→ **Data shown**:
== == ==
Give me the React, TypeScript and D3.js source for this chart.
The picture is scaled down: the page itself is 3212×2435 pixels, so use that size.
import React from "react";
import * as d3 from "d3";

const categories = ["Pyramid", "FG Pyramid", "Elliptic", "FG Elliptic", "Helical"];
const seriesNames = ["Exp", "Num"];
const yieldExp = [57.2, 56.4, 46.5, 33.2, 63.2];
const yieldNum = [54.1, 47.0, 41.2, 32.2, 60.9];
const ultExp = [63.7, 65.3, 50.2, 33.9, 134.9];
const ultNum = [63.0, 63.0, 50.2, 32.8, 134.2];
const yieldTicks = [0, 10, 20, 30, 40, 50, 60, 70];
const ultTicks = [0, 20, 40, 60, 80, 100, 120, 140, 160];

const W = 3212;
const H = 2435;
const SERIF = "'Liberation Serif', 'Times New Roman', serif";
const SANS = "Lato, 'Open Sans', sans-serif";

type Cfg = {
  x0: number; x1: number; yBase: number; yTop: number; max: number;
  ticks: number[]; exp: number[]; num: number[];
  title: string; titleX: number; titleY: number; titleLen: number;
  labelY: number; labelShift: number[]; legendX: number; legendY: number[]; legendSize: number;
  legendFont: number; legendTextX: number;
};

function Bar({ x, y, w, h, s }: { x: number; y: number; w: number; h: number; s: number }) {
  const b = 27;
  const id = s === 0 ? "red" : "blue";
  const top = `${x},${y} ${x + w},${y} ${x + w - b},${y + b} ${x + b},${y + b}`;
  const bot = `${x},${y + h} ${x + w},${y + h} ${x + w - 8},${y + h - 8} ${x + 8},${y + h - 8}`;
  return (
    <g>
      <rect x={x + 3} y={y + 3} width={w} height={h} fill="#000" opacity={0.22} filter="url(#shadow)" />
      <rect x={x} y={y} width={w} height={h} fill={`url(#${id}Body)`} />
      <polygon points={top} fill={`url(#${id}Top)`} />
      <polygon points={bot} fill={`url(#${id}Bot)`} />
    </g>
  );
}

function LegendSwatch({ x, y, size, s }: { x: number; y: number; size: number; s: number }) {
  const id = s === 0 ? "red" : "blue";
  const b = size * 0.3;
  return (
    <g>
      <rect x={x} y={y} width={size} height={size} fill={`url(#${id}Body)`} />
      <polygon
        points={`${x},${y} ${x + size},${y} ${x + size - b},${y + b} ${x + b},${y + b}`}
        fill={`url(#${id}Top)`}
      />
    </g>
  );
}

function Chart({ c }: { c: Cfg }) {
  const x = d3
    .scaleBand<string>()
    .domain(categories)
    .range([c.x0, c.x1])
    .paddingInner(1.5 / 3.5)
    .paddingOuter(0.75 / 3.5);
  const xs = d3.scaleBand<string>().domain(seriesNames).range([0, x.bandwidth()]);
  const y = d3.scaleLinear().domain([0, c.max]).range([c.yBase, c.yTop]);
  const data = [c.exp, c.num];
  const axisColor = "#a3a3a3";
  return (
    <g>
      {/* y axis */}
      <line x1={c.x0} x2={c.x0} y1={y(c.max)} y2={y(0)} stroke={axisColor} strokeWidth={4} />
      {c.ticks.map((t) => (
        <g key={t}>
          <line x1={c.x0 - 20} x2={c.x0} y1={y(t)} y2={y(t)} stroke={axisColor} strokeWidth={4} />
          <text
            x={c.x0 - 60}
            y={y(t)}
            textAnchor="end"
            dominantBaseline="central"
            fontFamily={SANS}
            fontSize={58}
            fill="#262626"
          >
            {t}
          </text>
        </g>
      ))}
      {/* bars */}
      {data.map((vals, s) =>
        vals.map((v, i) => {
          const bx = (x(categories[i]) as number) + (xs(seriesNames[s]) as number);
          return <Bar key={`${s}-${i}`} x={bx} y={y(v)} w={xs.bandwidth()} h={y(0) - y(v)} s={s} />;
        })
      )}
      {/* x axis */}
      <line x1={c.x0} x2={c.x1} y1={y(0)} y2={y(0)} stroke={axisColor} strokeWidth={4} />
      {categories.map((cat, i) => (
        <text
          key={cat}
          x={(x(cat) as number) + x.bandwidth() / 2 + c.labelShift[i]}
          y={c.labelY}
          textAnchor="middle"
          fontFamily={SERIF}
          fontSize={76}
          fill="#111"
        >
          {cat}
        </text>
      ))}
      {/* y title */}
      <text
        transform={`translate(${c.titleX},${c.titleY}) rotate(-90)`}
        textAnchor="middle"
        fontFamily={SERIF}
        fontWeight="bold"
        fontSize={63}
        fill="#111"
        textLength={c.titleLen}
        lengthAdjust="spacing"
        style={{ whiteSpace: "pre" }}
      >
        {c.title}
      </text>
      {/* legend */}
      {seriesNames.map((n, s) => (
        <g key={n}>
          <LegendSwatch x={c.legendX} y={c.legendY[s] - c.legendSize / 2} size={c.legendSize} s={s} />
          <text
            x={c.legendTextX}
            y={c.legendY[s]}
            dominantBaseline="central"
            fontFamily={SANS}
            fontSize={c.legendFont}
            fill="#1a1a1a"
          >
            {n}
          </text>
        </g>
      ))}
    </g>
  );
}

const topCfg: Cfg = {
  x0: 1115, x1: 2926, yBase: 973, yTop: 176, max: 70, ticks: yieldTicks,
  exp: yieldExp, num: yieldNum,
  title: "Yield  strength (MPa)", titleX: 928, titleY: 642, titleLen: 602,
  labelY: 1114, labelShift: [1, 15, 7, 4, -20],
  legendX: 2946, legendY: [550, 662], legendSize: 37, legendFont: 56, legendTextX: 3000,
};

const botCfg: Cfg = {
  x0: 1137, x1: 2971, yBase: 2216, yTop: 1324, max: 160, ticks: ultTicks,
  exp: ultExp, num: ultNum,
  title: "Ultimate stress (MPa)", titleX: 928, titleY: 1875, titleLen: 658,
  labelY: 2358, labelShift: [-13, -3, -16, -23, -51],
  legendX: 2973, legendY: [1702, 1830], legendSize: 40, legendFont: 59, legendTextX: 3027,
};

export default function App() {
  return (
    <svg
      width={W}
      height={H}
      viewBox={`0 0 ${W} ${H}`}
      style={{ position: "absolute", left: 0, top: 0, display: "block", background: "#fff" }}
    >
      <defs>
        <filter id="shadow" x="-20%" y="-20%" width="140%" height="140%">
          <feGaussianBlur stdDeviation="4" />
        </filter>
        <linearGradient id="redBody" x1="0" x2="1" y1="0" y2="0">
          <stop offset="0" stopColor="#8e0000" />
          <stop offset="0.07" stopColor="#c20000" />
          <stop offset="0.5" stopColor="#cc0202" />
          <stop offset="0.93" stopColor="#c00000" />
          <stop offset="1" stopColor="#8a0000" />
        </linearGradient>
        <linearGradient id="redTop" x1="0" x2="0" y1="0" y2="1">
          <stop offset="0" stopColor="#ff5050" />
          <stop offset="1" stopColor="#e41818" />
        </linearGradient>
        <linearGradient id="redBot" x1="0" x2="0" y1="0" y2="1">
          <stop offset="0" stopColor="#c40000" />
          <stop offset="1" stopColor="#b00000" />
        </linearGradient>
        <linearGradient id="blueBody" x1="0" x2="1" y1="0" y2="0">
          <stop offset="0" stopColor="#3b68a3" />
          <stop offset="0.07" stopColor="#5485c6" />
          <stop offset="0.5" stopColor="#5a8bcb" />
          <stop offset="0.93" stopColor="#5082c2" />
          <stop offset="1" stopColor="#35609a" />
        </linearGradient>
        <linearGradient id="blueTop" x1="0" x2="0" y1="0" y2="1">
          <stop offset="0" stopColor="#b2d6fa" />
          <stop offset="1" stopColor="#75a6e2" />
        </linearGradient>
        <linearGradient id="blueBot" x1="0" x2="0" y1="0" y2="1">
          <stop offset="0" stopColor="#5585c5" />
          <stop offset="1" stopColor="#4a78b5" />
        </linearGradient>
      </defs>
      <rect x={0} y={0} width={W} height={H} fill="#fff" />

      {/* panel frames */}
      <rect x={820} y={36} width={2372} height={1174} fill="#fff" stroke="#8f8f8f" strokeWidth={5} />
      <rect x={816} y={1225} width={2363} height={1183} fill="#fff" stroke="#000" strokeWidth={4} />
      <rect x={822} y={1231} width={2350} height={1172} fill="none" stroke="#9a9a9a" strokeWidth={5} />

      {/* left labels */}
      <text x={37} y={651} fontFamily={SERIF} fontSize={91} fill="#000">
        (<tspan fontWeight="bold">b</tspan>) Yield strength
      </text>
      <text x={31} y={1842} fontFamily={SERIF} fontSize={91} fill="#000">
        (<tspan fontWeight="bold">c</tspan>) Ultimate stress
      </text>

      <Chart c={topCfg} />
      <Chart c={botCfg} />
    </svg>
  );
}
== == ==
→ **Work instructions**: Repeat exactly the lines from the one containing "The picture is" through the one containing "import * as", both included, and nothing else.

→ **Answer below**:
The picture is scaled down: the page itself is 3212×2435 pixels, so use that size.
import React from "react";
import * as d3 from "d3";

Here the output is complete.